⟨

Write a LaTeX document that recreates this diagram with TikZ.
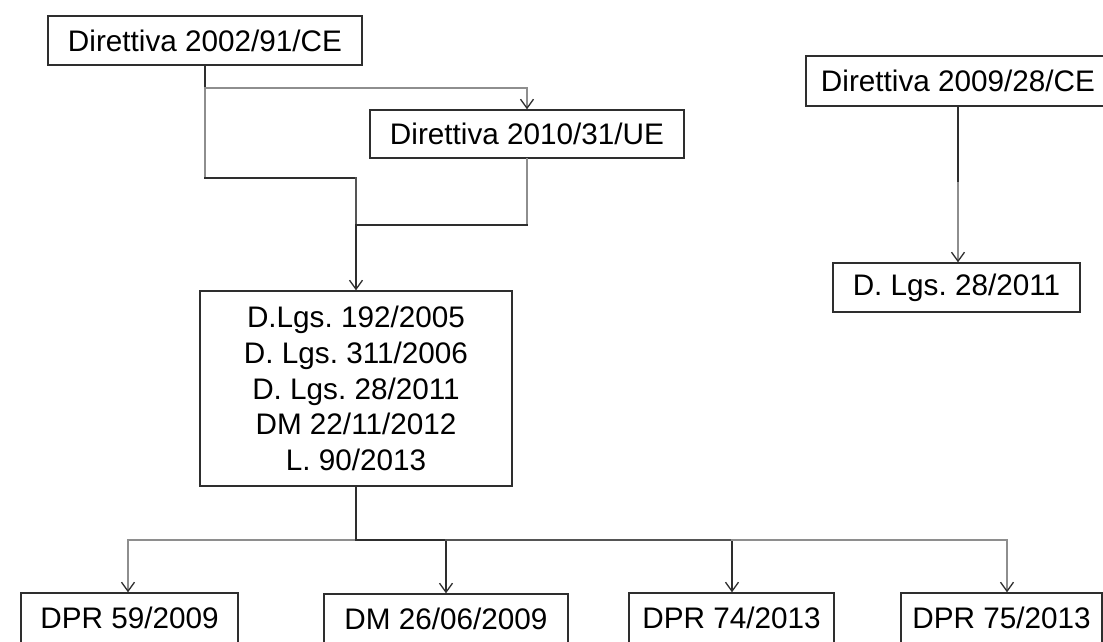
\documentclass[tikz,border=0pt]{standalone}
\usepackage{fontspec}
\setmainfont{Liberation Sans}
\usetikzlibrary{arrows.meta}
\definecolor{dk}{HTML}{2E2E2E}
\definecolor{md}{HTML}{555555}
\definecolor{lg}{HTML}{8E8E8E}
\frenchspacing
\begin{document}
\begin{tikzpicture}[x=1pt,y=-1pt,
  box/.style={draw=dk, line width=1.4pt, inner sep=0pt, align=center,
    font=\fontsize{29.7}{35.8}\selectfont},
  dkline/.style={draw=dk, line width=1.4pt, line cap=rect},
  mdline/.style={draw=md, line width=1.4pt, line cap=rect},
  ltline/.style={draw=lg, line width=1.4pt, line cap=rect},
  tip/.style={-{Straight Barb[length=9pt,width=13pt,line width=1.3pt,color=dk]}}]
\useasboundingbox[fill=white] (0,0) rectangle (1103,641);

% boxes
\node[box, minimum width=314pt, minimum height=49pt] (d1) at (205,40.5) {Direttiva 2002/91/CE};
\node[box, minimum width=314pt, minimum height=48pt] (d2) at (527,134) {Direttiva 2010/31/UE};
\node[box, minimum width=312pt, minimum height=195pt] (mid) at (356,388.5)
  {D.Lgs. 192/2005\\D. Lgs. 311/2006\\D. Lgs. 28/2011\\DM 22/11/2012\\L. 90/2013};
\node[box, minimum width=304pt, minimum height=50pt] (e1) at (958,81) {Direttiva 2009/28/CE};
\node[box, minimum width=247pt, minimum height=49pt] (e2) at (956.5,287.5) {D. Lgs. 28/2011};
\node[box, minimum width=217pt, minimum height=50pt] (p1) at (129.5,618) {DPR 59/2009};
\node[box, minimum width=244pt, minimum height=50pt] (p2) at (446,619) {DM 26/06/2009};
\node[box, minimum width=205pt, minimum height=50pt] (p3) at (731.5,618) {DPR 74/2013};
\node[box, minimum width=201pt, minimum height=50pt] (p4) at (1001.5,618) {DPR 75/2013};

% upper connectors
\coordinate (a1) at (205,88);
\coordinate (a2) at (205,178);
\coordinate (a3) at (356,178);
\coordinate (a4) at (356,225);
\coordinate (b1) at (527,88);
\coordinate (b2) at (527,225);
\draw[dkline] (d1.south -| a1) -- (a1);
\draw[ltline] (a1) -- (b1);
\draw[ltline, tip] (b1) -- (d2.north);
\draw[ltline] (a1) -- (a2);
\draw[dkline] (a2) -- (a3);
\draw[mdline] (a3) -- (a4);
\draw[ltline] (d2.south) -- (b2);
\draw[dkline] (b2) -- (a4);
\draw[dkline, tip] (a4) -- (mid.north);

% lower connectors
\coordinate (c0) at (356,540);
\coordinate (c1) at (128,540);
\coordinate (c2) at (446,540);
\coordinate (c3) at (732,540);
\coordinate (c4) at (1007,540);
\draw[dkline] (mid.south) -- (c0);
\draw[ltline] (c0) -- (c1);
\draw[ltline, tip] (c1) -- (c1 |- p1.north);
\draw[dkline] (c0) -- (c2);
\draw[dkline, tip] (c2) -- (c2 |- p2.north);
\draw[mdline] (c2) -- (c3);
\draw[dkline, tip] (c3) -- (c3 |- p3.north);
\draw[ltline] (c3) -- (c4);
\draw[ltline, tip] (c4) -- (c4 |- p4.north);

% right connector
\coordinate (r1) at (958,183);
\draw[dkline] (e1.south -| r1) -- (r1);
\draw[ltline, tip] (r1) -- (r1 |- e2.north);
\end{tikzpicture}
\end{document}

⟩

▶ _Your goal_: In your copy of the listing above, reproduce each line exactly and omit all pictures.

▶ _Task output_:
Write a LaTeX document that recreates this diagram with TikZ.
\documentclass[tikz,border=0pt]{standalone}
\usepackage{fontspec}
\setmainfont{Liberation Sans}
\usetikzlibrary{arrows.meta}
\definecolor{dk}{HTML}{2E2E2E}
\definecolor{md}{HTML}{555555}
\definecolor{lg}{HTML}{8E8E8E}
\frenchspacing
\begin{document}
\begin{tikzpicture}[x=1pt,y=-1pt,
  box/.style={draw=dk, line width=1.4pt, inner sep=0pt, align=center,
    font=\fontsize{29.7}{35.8}\selectfont},
  dkline/.style={draw=dk, line width=1.4pt, line cap=rect},
  mdline/.style={draw=md, line width=1.4pt, line cap=rect},
  ltline/.style={draw=lg, line width=1.4pt, line cap=rect},
  tip/.style={-{Straight Barb[length=9pt,width=13pt,line width=1.3pt,color=dk]}}]
\useasboundingbox[fill=white] (0,0) rectangle (1103,641);

% boxes
\node[box, minimum width=314pt, minimum height=49pt] (d1) at (205,40.5) {Direttiva 2002/91/CE};
\node[box, minimum width=314pt, minimum height=48pt] (d2) at (527,134) {Direttiva 2010/31/UE};
\node[box, minimum width=312pt, minimum height=195pt] (mid) at (356,388.5)
  {D.Lgs. 192/2005\\D. Lgs. 311/2006\\D. Lgs. 28/2011\\DM 22/11/2012\\L. 90/2013};
\node[box, minimum width=304pt, minimum height=50pt] (e1) at (958,81) {Direttiva 2009/28/CE};
\node[box, minimum width=247pt, minimum height=49pt] (e2) at (956.5,287.5) {D. Lgs. 28/2011};
\node[box, minimum width=217pt, minimum height=50pt] (p1) at (129.5,618) {DPR 59/2009};
\node[box, minimum width=244pt, minimum height=50pt] (p2) at (446,619) {DM 26/06/2009};
\node[box, minimum width=205pt, minimum height=50pt] (p3) at (731.5,618) {DPR 74/2013};
\node[box, minimum width=201pt, minimum height=50pt] (p4) at (1001.5,618) {DPR 75/2013};

% upper connectors
\coordinate (a1) at (205,88);
\coordinate (a2) at (205,178);
\coordinate (a3) at (356,178);
\coordinate (a4) at (356,225);
\coordinate (b1) at (527,88);
\coordinate (b2) at (527,225);
\draw[dkline] (d1.south -| a1) -- (a1);
\draw[ltline] (a1) -- (b1);
\draw[ltline, tip] (b1) -- (d2.north);
\draw[ltline] (a1) -- (a2);
\draw[dkline] (a2) -- (a3);
\draw[mdline] (a3) -- (a4);
\draw[ltline] (d2.south) -- (b2);
\draw[dkline] (b2) -- (a4);
\draw[dkline, tip] (a4) -- (mid.north);

% lower connectors
\coordinate (c0) at (356,540);
\coordinate (c1) at (128,540);
\coordinate (c2) at (446,540);
\coordinate (c3) at (732,540);
\coordinate (c4) at (1007,540);
\draw[dkline] (mid.south) -- (c0);
\draw[ltline] (c0) -- (c1);
\draw[ltline, tip] (c1) -- (c1 |- p1.north);
\draw[dkline] (c0) -- (c2);
\draw[dkline, tip] (c2) -- (c2 |- p2.north);
\draw[mdline] (c2) -- (c3);
\draw[dkline, tip] (c3) -- (c3 |- p3.north);
\draw[ltline] (c3) -- (c4);
\draw[ltline, tip] (c4) -- (c4 |- p4.north);

% right connector
\coordinate (r1) at (958,183);
\draw[dkline] (e1.south -| r1) -- (r1);
\draw[ltline, tip] (r1) -- (r1 |- e2.north);
\end{tikzpicture}
\end{document}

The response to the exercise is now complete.